Start with music that matches how you feel now. If you’re stressed. Play aggressive techno. Don’t jump straight into Enya. It feels fake.

Then slowly drift the tracks. Shift the BPM. Move toward the calm you want. By the time you walk through your front door. You’re regulated. Athletes use this to ramp up before a game. It works because your heart rate syncs to the beat. Literal physiology.

6. Mix your art diet

You wouldn’t eat only kale. Why only read novels?

Reading calms you down. But it’s sedentary. It doesn’t give you the dopamine hit of making something. Making art—drawing, cooking, crafting—builds self-esteem. Music adds physical rhythm. Visual art adds spatial cognition.

Rotate your methods. Variety isn’t just fun. It’s nutritional.

7. Sing. Together

Want a quick fix for social bonding? Sing.

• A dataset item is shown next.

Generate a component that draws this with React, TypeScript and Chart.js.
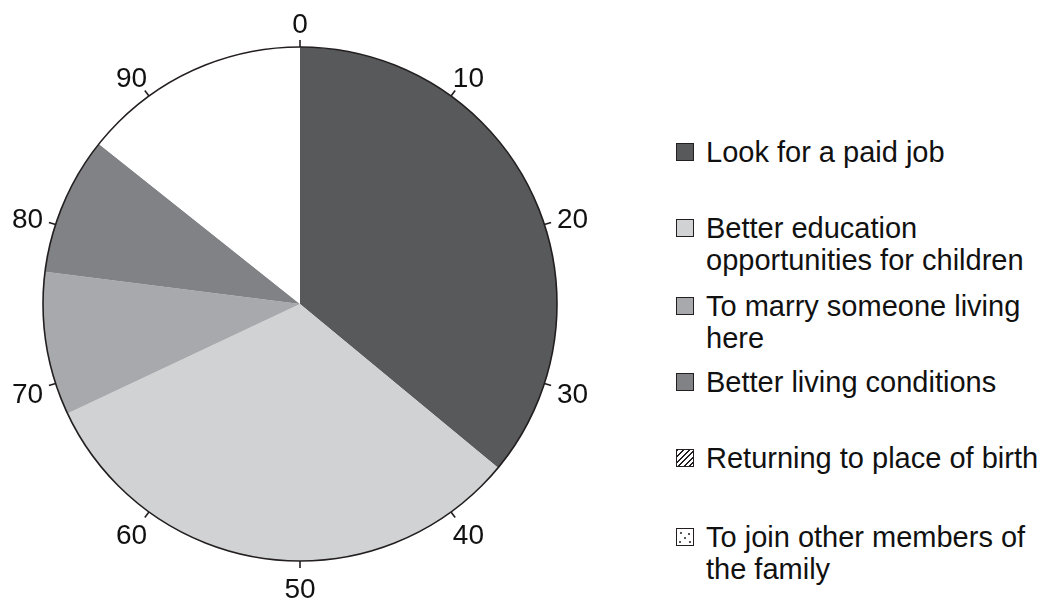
import React, { useEffect, useRef } from "react";
import { Chart, registerables } from "chart.js";

Chart.register(...registerables);

const categories = [
  "Look for a paid job",
  "Better education opportunities for children",
  "To marry someone living here",
  "Better living conditions",
  "Returning to place of birth",
  "To join other members of the family",
];
const legendLines = [
  ["Look for a paid job"],
  ["Better education", "opportunities for children"],
  ["To marry someone living", "here"],
  ["Better living conditions"],
  ["Returning to place of birth"],
  ["To join other members of", "the family"],
];
const values = [36, 32, 9, 8.7, 0, 0];
const unfilled = 14.3;
const sliceColors = ["#58595b", "#d1d2d4", "#a7a9ac", "#808285", "#ffffff", "#ffffff"];
const tickValues = [0, 10, 20, 30, 40, 50, 60, 70, 80, 90];
const tickLabels = ["0", "10", "20", "30", "40", "50", "60", "70", "80", "90"];
const scaleMax = 100;
const legendTops = [143, 219, 297, 373, 449, 528];
const legendPatterns = ["solid", "solid", "solid", "solid", "hatch", "dots"];

const FONT = '"Liberation Sans", Arial, Helvetica, sans-serif';

const dialPlugin = {
  id: "dial",
  afterDatasetsDraw(chart: any) {
    const arc = chart.getDatasetMeta(0).data[0];
    if (!arc) return;
    const { x, y, outerRadius: r } = arc;
    const ctx = chart.ctx;
    ctx.save();
    ctx.strokeStyle = "#231f20";
    ctx.lineWidth = 1.6;
    ctx.beginPath();
    ctx.arc(x, y, r, 0, Math.PI * 2);
    ctx.stroke();
    ctx.font = `28px ${FONT}`;
    ctx.fillStyle = "#111";
    ctx.textAlign = "center";
    ctx.textBaseline = "middle";
    const h = 20;
    tickValues.forEach((v, i) => {
      const a = (v / scaleMax) * Math.PI * 2;
      const s = Math.sin(a);
      const c = Math.cos(a);
      ctx.beginPath();
      ctx.moveTo(x + s * r, y - c * r);
      ctx.lineTo(x + s * (r + 7), y - c * (r + 7));
      ctx.stroke();
      const w = ctx.measureText(tickLabels[i]).width;
      const d = r + 12;
      const cx = x + s * d + s * (w / 2 + 2);
      const cy = y - c * d - c * (h / 2 + 3);
      ctx.fillText(tickLabels[i], cx, cy + 3.5 - c * 0.5);
    });
    ctx.restore();
  },
};

function swatchStyle(i: number): React.CSSProperties {
  const base: React.CSSProperties = {
    position: "absolute",
    left: 676,
    top: legendTops[i],
    width: 16,
    height: 16,
    border: "1px solid #231f20",
    background: sliceColors[i],
  };
  if (legendPatterns[i] === "hatch") {
    base.background =
      "repeating-linear-gradient(135deg, #231f20 0px, #231f20 1.4px, #ffffff 1.4px, #ffffff 3.9px)";
  } else if (legendPatterns[i] === "dots") {
    base.background = "#ffffff";
  }
  return base;
}

const dotSpots = [
  [3, 3],
  [11, 4],
  [7, 8],
  [2, 12],
  [12, 12],
];

export default function App() {
  const ref = useRef<HTMLCanvasElement | null>(null);
  useEffect(() => {
    if (!ref.current) return;
    const chart = new Chart(ref.current, {
      type: "pie",
      data: {
        labels: [...categories, ""],
        datasets: [
          {
            data: [...values, unfilled],
            backgroundColor: [...sliceColors, "#ffffff"],
            borderWidth: 0,
          },
        ],
      },
      options: {
        animation: false,
        responsive: false,
        maintainAspectRatio: false,
        layout: { padding: { top: 47, bottom: 43, left: 43, right: 43 } },
        plugins: { legend: { display: false }, tooltip: { enabled: false } },
      },
      plugins: [dialPlugin],
    });
    return () => chart.destroy();
  }, []);

  return (
    <div
      style={{
        position: "fixed",
        left: 0,
        top: 0,
        width: 1047,
        height: 604,
        background: "#fff",
        fontFamily: FONT,
      }}
    >
      <canvas ref={ref} width={600} height={604} style={{ position: "absolute", left: 0, top: 0, width: 600, height: 604 }} />
      {categories.map((c, i) => (
        <React.Fragment key={c}>
          <div style={swatchStyle(i)}>
            {legendPatterns[i] === "dots" &&
              dotSpots.map(([dx, dy], k) => (
                <div
                  key={k}
                  style={{
                    position: "absolute",
                    left: dx,
                    top: dy,
                    width: 2,
                    height: 2,
                    borderRadius: 1,
                    background: "#231f20",
                  }}
                />
              ))}
          </div>
          <div
            style={{
              position: "absolute",
              left: 706,
              top: legendTops[i] - 7.5,
              fontSize: 29,
              lineHeight: "32px",
              color: "#111",
              whiteSpace: "nowrap",
            }}
          >
            {legendLines[i].map((l, k) => (
              <div key={k}>{l}</div>
            ))}
          </div>
        </React.Fragment>
      ))}
    </div>
  );
}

It bonds groups faster than conversation. Faster than working out. It’s a lung workout too. You force deep exhalation. Which hacks your nervous system down from panic mode to rest mode.

You don’t need talent. Just join a local choir. Or a group. The vulnerability builds confidence. Fast.

8. Creativity isn’t a luxury ticket

Art doesn’t require a museum gate fee. Or a degree from the Arts.

Think about boiling pasta. Utilitarian. Boring. Now think about designing a new pasta shape. Plating it so it looks like art. Thinking about flavor combinations that shouldn’t work but do. That’s creative engagement.

Fancourt points out a blurry line there. Between utility and creation. You cross it whenever you stop automating and start imagining.

The bottom line?

A few hundred years ago. Everyone danced. Everyone told stories. It wasn’t a “skill.” It was community. We turned art into this rare commodity. Something you’re only “good enough” for.

My seven-year-old daughter draws constantly. She doesn’t worry if it’s “good.” She just makes.

Where did we lose that?

The invite isn’t to become Picasso. It’s to stop waiting for permission. Pick up the brush. Play the track. Write the sentence. Show up.